The meeting at the King Hussein Bin Talal Convention Center on the Dead Sea also covered the goal of achieving security and stability in the interest of Arab benefit.” 

The six-hour talks were “positive, constructive, and allowed a wide dialogue with an open agenda on the developments in the region and ways to face common challenges and enhance cooperation and coordination to serve Arab issues and interests,” Safadi said.

He described the meetings as a “consultation between brothers and friends.”

The talks were attended by Saudi Arabia’s Minister of State for Foreign Affairs Adel Al-Jubeir, along with foreign ministers from the other countries, Saudi Press Agency reported.

The talks came just two weeks before a planned US-Polish conference on the Middle East.

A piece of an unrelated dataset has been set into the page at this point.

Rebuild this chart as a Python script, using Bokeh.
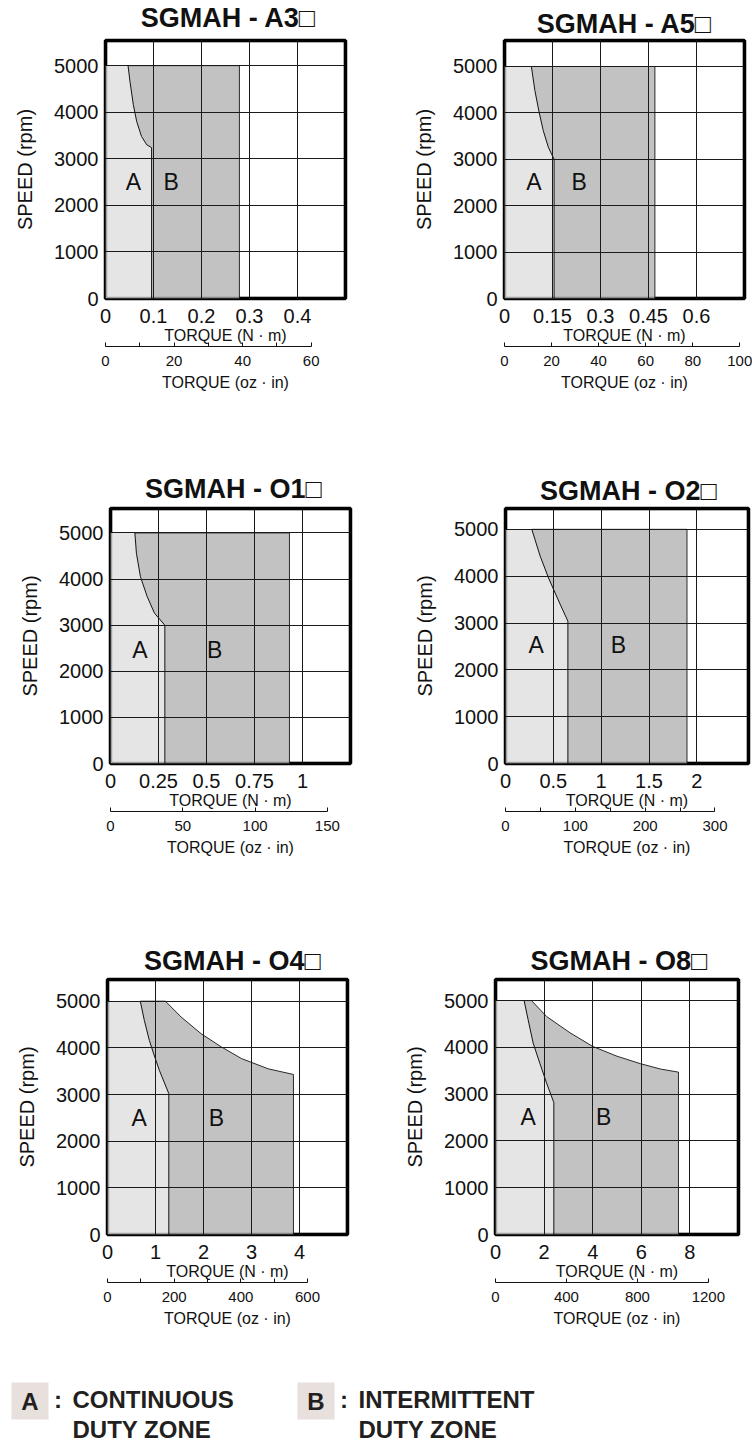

US Secretary of State Mike Pompeo has said the conference will look at “making sure Iran is not a destabilizing influence”, although a senior US official has insisted it is “not an anti-Iran meeting.”

The Dead Sea meeting also came amid debate over the return of Syria to the Arab League, which suspended Damascus’s membership in November 2011 as President Bashar Al-Assad has emerged victorious from nearly eight years of deadly conflict.

Several Arab states, including Lebanon and Tunisia, have called for Syria’s return.

In December, Sudanese President Omar Al-Bashir made the first visit to Damascus by an Arab leader since 2011, and the UAE reopened its embassy.